Compounding Pharmacies: Another De/inadequate Regulation Nightmare

Physicians around the country are dealing with a iatrogenic disaster.  281 people with difficult to treat fungal meningitis and 28 deaths so far.  This was a completely preventable and unnecessary complication of our  belief that we need less regulation and the ill fated notion that less regulation=freedom.  In this case that freedom is literally killing people.

The problem is that a large compounding pharmacy in Massachusetts marketed a a contaminated drug used to treat problems with spinal joints.  The fungal contamination then apparently entered the spinal canal causing the meningitis for which there a limited and relatively ineffective treatments.

There is been a long history of conflict between the FDA and compounding pharmacies.

The deadly meningitis outbreak linked to contaminated pain injections has prompted calls for tighter federal regulation of compounding pharmacies, which have periodically been blamed for crippling and sometimes fatal injuries. But this isn’t the first time Congress has pushed for more authority over the industry.

Such efforts stretch back to the 1990s, and after vigorous pushback by compounding pharmacists, they have left a patchwork of incomplete, overlapping laws, contradictory court rulings and overall uncertainty about how much power the Food and Drug Administration has to regulate compounders.

And:

The International Academy of Compounding Pharmacists has spent more than $1 million lobbying Congress in the past decade and has a track record of defeating measures opposed by the industry. A 2003 provision to set up an FDA advisory committee to oversee compounders was killed by then-House Majority Leader Tom Delay, (medicynical emphasis) who said it would createunnecessary federal interference. Delay represented Sugar Land, Texas, the headquarters of the compounding academy.

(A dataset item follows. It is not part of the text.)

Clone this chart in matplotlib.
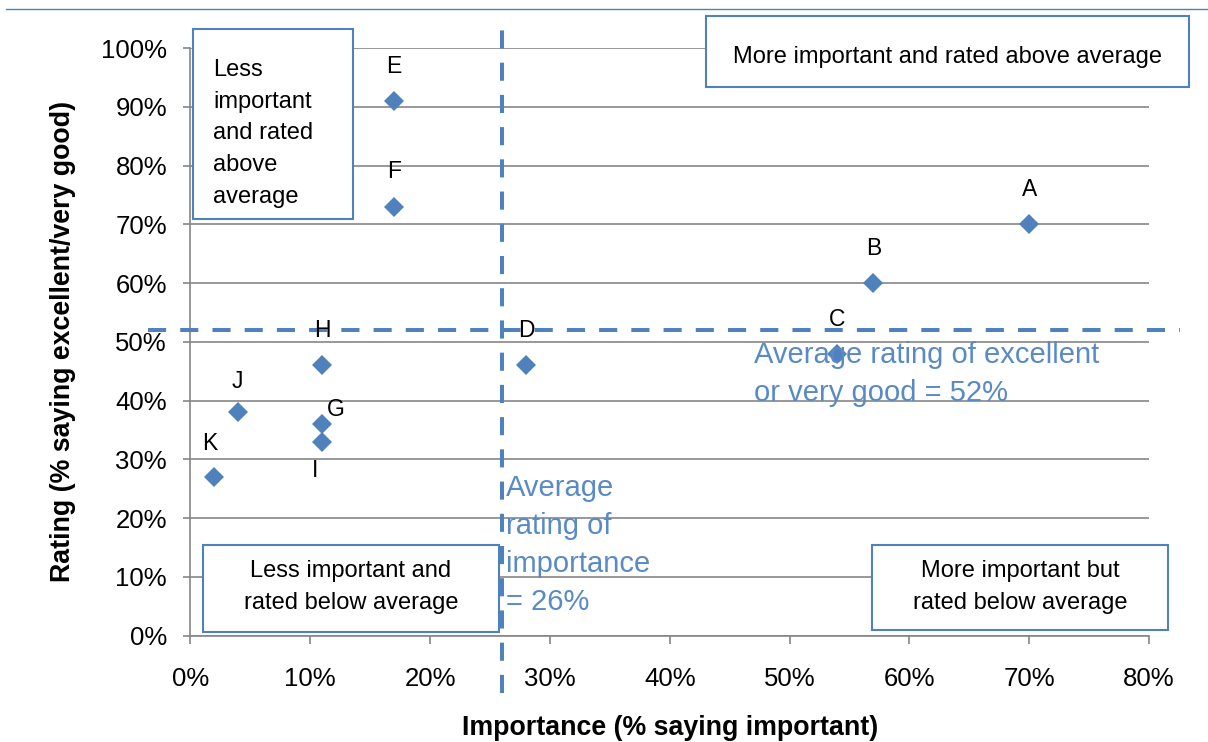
import matplotlib
matplotlib.use("Agg")
import matplotlib.pyplot as plt
from matplotlib.patches import Rectangle
from matplotlib.lines import Line2D
from matplotlib.ticker import PercentFormatter, FixedLocator
import matplotlib.transforms as mtransforms

plt.rcParams['font.family'] = ['Liberation Sans', 'DejaVu Sans']

# ---- data -------------------------------------------------------------
labels = ['A', 'B', 'C', 'D', 'E', 'F', 'G', 'H', 'I', 'J', 'K']
importance = [70, 57, 54, 28, 17, 17, 11, 11, 11, 4, 2]       # % saying important
rating = [70, 60, 48, 46, 91, 73, 36, 46, 33, 38, 27]           # % excellent/very good
avg_importance = 26
avg_rating = 52

x_ticks = [0, 10, 20, 30, 40, 50, 60, 70, 80]
y_ticks = [0, 10, 20, 30, 40, 50, 60, 70, 80, 90, 100]

# where each point's letter sits relative to the marker (pixels)
label_offsets = {
    'A': (0, 35), 'B': (0, 35), 'C': (0, 34), 'D': (0, 35), 'E': (0, 34),
    'F': (0, 35), 'G': (14, 15), 'H': (0, 35), 'I': (-7, -29), 'J': (-1, 31),
    'K': (-5, 34),
}

BLUE = '#4F81BD'
TEXT_BLUE = '#5A8AC6'
GRID = '#868686'

W, H = 1208, 742
fig = plt.figure(figsize=(W / 100, H / 100), dpi=100)


def fx(px):
    return px / W


def fy(py):
    return 1 - py / H


ax_left, ax_right, ax_top, ax_bottom = 190.5, 1149, 48, 635.7
ax = fig.add_axes([fx(ax_left), fy(ax_bottom),
                   fx(ax_right - ax_left), (ax_bottom - ax_top) / H])

ax.set_xlim(x_ticks[0], x_ticks[-1])
ax.set_ylim(y_ticks[0], y_ticks[-1])
ax.xaxis.set_major_locator(FixedLocator(x_ticks))
ax.yaxis.set_major_locator(FixedLocator(y_ticks))
ax.xaxis.set_major_formatter(PercentFormatter(100, decimals=0))
ax.yaxis.set_major_formatter(PercentFormatter(100, decimals=0))

ax.yaxis.grid(True, color=GRID, lw=1.2)
ax.set_axisbelow(True)
for side in ('top', 'right'):
    ax.spines[side].set_visible(False)
for side in ('left', 'bottom'):
    ax.spines[side].set_color(GRID)
    ax.spines[side].set_linewidth(1.2)
ax.tick_params(axis='both', colors=GRID, labelcolor='black', labelsize=18.5,
               length=5.4, width=1.2)
ax.tick_params(axis='y', pad=11.5)
ax.tick_params(axis='x', pad=17)

ax.set_xlabel('Importance (% saying important)', fontsize=19.3,
              fontweight='bold', va='center')
ax.set_ylabel('Rating (% saying excellent/very good)', fontsize=19.3,
              fontweight='bold', va='center')
ax.xaxis.set_label_coords(0.5, (ax_bottom - 728) / (ax_bottom - ax_top))
ax.yaxis.set_label_coords((63.5 - ax_left) / (ax_right - ax_left), 0.5)

# average reference lines (run past the plotting area)
hx = mtransforms.blended_transform_factory(ax.transAxes, ax.transData)
vx = mtransforms.blended_transform_factory(ax.transData, ax.transAxes)
span = ax_right - ax_left
vspan = ax_bottom - ax_top
ax.add_line(Line2D([(148 - ax_left) / span, (1180 - ax_left) / span],
                   [avg_rating, avg_rating], transform=hx, color=BLUE,
                   lw=2.9, dashes=(4.5, 3.5), clip_on=False, zorder=3))
ax.add_line(Line2D([avg_importance, avg_importance],
                   [(ax_bottom - 693) / vspan, (ax_bottom - 22) / vspan],
                   transform=vx, color=BLUE, lw=2.9, dashes=(4.5, 3.5),
                   clip_on=False, zorder=3))

# quadrant boxes (drawn in figure pixels)
def quad_box(x0, y0, x1, y1):
    fig.add_artist(Rectangle((fx(x0), fy(y1)), fx(x1 - x0), (y1 - y0) / H,
                             transform=fig.transFigure, facecolor='white',
                             edgecolor=BLUE, lw=1.5, zorder=4))


quad_box(192.5, 28.5, 352.5, 219)
for line, yy in zip(['Less', 'important', 'and rated', 'above', 'average'],
                    [70, 102, 133, 165, 197]):
    fig.text(fx(213), fy(yy), line, fontsize=17, ha='left', va='center',
             zorder=5)

quad_box(706, 16, 1189, 87)
fig.text(fx(947.5), fy(57), 'More important and rated above average',
         fontsize=17, ha='center', va='center', zorder=5)

quad_box(203, 545, 499, 632)
for line, yy in zip(['Less important and', 'rated below average'], [571, 603]):
    fig.text(fx(351), fy(yy), line, fontsize=17, ha='center', va='center',
             zorder=5)

quad_box(872, 545, 1168, 630)
for line, yy in zip(['More important but', 'rated below average'], [571, 603]):
    fig.text(fx(1020), fy(yy), line, fontsize=17, ha='center', va='center',
             zorder=5)

# average captions
for line, yy in zip(['Average rating of excellent', 'or very good = 52%'],
                    [355, 393]):
    fig.text(fx(754), fy(yy), line, fontsize=21, color=TEXT_BLUE,
             ha='left', va='center', zorder=5)
for line, yy in zip(['Average', 'rating of', 'importance', '= 26%'],
                    [488, 526, 564, 602]):
    fig.text(fx(506), fy(yy), line, fontsize=21, color=TEXT_BLUE,
             ha='left', va='center', zorder=5)

# points and their letters
ax.plot(importance, rating, linestyle='none', marker='D', markersize=9.8,
        color=BLUE, markeredgewidth=0, zorder=6, clip_on=False)
for lab, xv, yv in zip(labels, importance, rating):
    ax.annotate(lab, (xv, yv), xytext=label_offsets[lab],
                textcoords='offset pixels', ha='center', va='center',
                fontsize=16.5, zorder=7)

# thin rule across the top
fig.add_artist(Line2D([fx(6), 1], [fy(9.3), fy(9.3)], transform=fig.transFigure,
                      color=BLUE, lw=1.0))

fig.savefig('out.png', dpi=100)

Medicynical Note:  These cases of meningitis signal a failure of regulation.  Responsibility lies with the companies involved, those procuring substandard drugs, congress, the courts and ultimately the FDA.

This brings to mind the medicynical contention that we have a non-system of health care but do have a medical industrial complex that is better at generating revenue than caring for people.  

American exceptionalism has led us down the path of the most expensive, most inefficient and perhaps the most error prone health care in the industrialized world.